A few years later, baby number two came into the picture. At that point FB was my place to share educational resources and baby photos. I only contributed here and there, because the moment I picked them up from daycare, it was my time to catch up. I hadn't seen them all day. I missed many firsts, conversation, and I wanted to play with them.
Now, I budget the time to connect. What works for me is waking up at 4:45. It seems like the best time for me to find time to myself. I drink my coffee, read blogs, check out twitter, read a book, or write a blog post of my own. It's what works for me at this present time. Once I'm home and Mom, there are small opportunities to connect.
Most times, if I want to participate in a chat, I have to occupy my 3 and 6 yo for an hour. That usually means start a movie for them. I really do miss out on a lot of twitter chats.

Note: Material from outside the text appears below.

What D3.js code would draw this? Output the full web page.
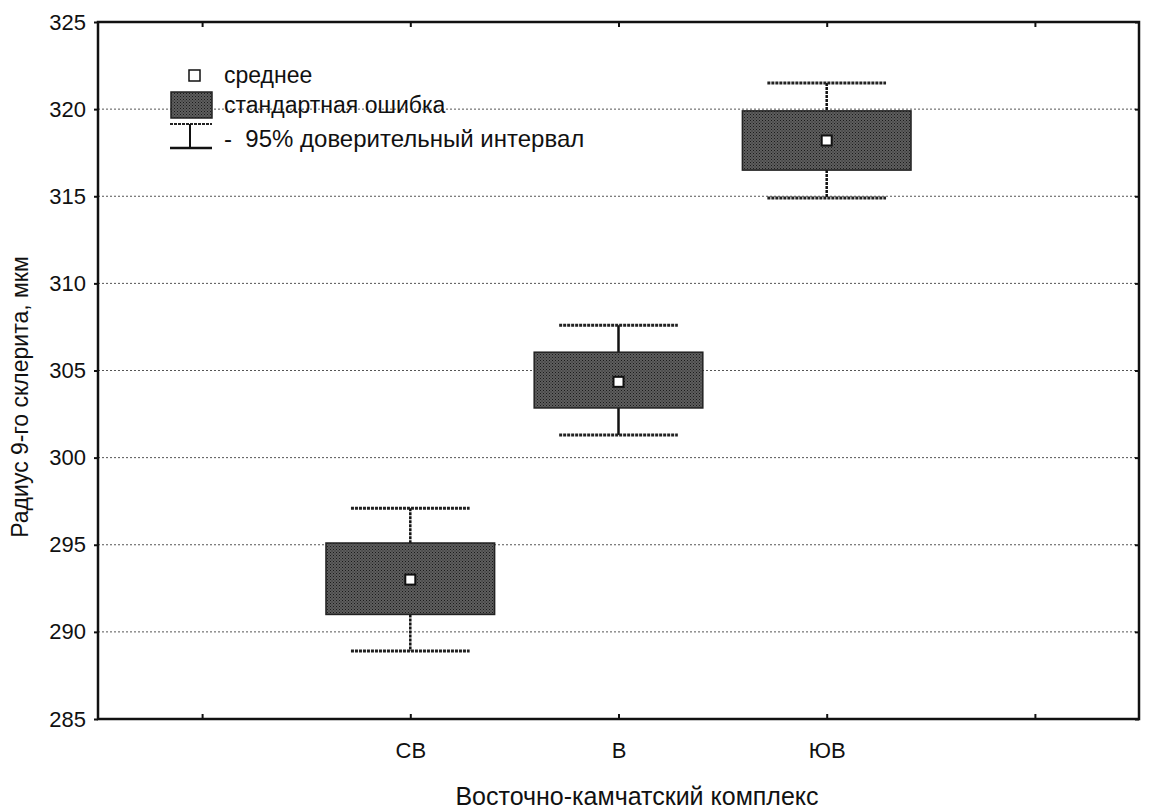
<!DOCTYPE html>
<html><head><meta charset="utf-8">
<script src="https://cdn.jsdelivr.net/npm/d3@7"></script>
<style>body{margin:0;background:#fff}text{font-family:"Liberation Sans",Arial,sans-serif;fill:#111}</style>
</head><body><svg id="c" width="1150" height="809"></svg>
<script>
const slots = ["p0","СВ","В","ЮВ","p4"];
const categories = ["СВ","В","ЮВ"];
const means = [293.0, 304.35, 318.2];
const seLow = [291.0, 302.85, 316.5];
const seHigh = [295.1, 306.05, 319.9];
const ciLow = [288.9, 301.3, 314.9];
const ciHigh = [297.1, 307.6, 321.5];
const yTicks = [285,290,295,300,305,310,315,320,325];
const legendLabels = ["среднее","стандартная ошибка","-  95% доверительный интервал"];

const svg = d3.select("#c");
const L=98,R=1139,T=22,B=719;
const x = d3.scalePoint().domain(slots).range([L,R]).padding(0.5);
const y = d3.scaleLinear().domain([285,325]).range([B,T]);
const step = x.step();

const defs = svg.append("defs");
const pat = defs.append("pattern").attr("id","stip").attr("patternUnits","userSpaceOnUse").attr("width",3).attr("height",3);
pat.append("rect").attr("width",3).attr("height",3).attr("fill","#5e5e5e");
pat.append("rect").attr("width",1).attr("height",1).attr("fill","#1a1a1a");
pat.append("rect").attr("x",1.5).attr("y",1.5).attr("width",1).attr("height",1).attr("fill","#262626");

// gridlines
svg.append("g").selectAll("line").data(yTicks.filter(d=>d>285&&d<325)).join("line")
  .attr("x1",L).attr("x2",R).attr("y1",d=>y(d)).attr("y2",d=>y(d))
  .attr("stroke","#555").attr("stroke-width",1).attr("stroke-dasharray","2,2");

// axes
const fmtX = d => categories.includes(d) ? d : "";
const gL = svg.append("g").attr("transform",`translate(${L},0)`).call(d3.axisLeft(y).tickValues(yTicks).tickSize(4).tickPadding(8));
const gR = svg.append("g").attr("transform",`translate(${R},0)`).call(d3.axisLeft(y).tickValues(yTicks).tickSize(4).tickFormat(""));
const gB = svg.append("g").attr("transform",`translate(0,${B})`).call(d3.axisTop(x).tickSize(5).tickFormat(""));
const gBl = svg.append("g").attr("transform",`translate(0,${B})`).call(d3.axisBottom(x).tickSize(0).tickPadding(23).tickFormat(fmtX));
const gT = svg.append("g").attr("transform",`translate(0,${T})`).call(d3.axisBottom(x).tickSize(5).tickFormat(""));
[gL,gR,gB,gBl,gT].forEach(g=>{g.select(".domain").remove();g.selectAll("line").attr("stroke","#111").attr("stroke-width",2);});
gL.selectAll("text").attr("font-size",22).style("font-family","Liberation Sans, Arial, sans-serif").attr("fill","#111");
gBl.selectAll("text").attr("font-size",22).style("font-family","Liberation Sans, Arial, sans-serif").attr("fill","#111");
svg.append("rect").attr("x",L).attr("y",T).attr("width",R-L).attr("height",B-T).attr("fill","none").attr("stroke","#111").attr("stroke-width",2.5);

// data marks
const g = svg.append("g");
const boxW = step*0.81, capW = step*0.57;
categories.forEach((c,i)=>{
  const cx = x(c);
  g.append("line").attr("x1",cx).attr("x2",cx).attr("y1",y(ciHigh[i])).attr("y2",y(seHigh[i])).attr("stroke","#111").attr("stroke-width",2.5).attr("stroke-dasharray",i===1?null:"3,1");
  g.append("line").attr("x1",cx).attr("x2",cx).attr("y1",y(seLow[i])).attr("y2",y(ciLow[i])).attr("stroke","#111").attr("stroke-width",2.5).attr("stroke-dasharray",i===1?null:"3,1");
  [ciHigh[i],ciLow[i]].forEach(v=>g.append("line").attr("x1",cx-capW/2).attr("x2",cx+capW/2).attr("y1",y(v)).attr("y2",y(v)).attr("stroke","#222").attr("stroke-width",3).attr("stroke-dasharray","3,1"));
  g.append("rect").attr("x",cx-boxW/2).attr("y",y(seHigh[i])).attr("width",boxW).attr("height",y(seLow[i])-y(seHigh[i]))
    .attr("fill","url(#stip)").attr("stroke","#222").attr("stroke-width",1.5);
  g.append("rect").attr("x",cx-5).attr("y",y(means[i])-5).attr("width",10).attr("height",10).attr("fill","#fff").attr("stroke","#111").attr("stroke-width",2);
});

// legend
const lg = svg.append("g");
lg.append("rect").attr("x",189).attr("y",70).attr("width",11).attr("height",11).attr("fill","#fff").attr("stroke","#111").attr("stroke-width",1.5);
lg.append("rect").attr("x",171).attr("y",92).attr("width",41).attr("height",26).attr("fill","url(#stip)").attr("stroke","#222").attr("stroke-width",1.5);
lg.append("line").attr("x1",170).attr("x2",212).attr("y1",124).attr("y2",124).attr("stroke","#222").attr("stroke-width",2).attr("stroke-dasharray","3,1");
lg.append("line").attr("x1",190).attr("x2",190).attr("y1",124).attr("y2",148).attr("stroke","#111").attr("stroke-width",2);
lg.append("line").attr("x1",170).attr("x2",212).attr("y1",148).attr("y2",148).attr("stroke","#111").attr("stroke-width",2.5);
lg.selectAll("text").data(legendLabels).join("text").attr("x",224).attr("y",(d,i)=>[83,113,147][i])
  .attr("font-size",(d,i)=>i===2?24:23).style("white-space","pre").text(d=>d);

// axis titles
svg.append("text").attr("x",637).attr("y",805).attr("text-anchor","middle").attr("font-size",25).text("Восточно-камчатский комплекс");
svg.append("text").attr("transform","translate(28,397) rotate(-90)").attr("text-anchor","middle").attr("font-size",23).text("Радиус 9-го склерита, мкм");
</script></body></html>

I am human. Sometimes, I do stop in to interact at night (on my smartphone). I am trying to limit that a little more, because there is nothing like the dagger of hearing your 3yo say, "Mom, put your phone down and play cars with me. Do you want to play with me?" Mid tweet, I set my phone down. He'll only be 3 for a short while and I don't want to miss it.
I am trying to present at more conferences. The struggle is feeling like I am burdening someone by asking for help. My husband has a very crazy work schedule it doesn't leave much time for me to be spontaneous. When he is home, he is one of my biggest supporters. I have found that my family also supports my ambition to learn and my dream to excel in my career. That doesn't change the guilt I feel when I have to leave my children behind because I want to travel to a conference.
I want to be more connected, but I also want to be a great Mom and Wife. Right now, it's educating my husband about why I'm on-line when he is home. In a relationship, I feel it's healthy to explain what a twitter chat is. Then it's knowing when to put the technology down because my family would like to interact with me too.
I Won't Give Up
I have begun challenging myself to step out and be more connected. I do dream of being a Keynote at a conference. I do dream of publishing a book one day. I do dream of creating apps that will help my educator friends. I do dream of going places. For now, most of that happens at 4:45 in the morning. That's how much I want to be connected. All in time.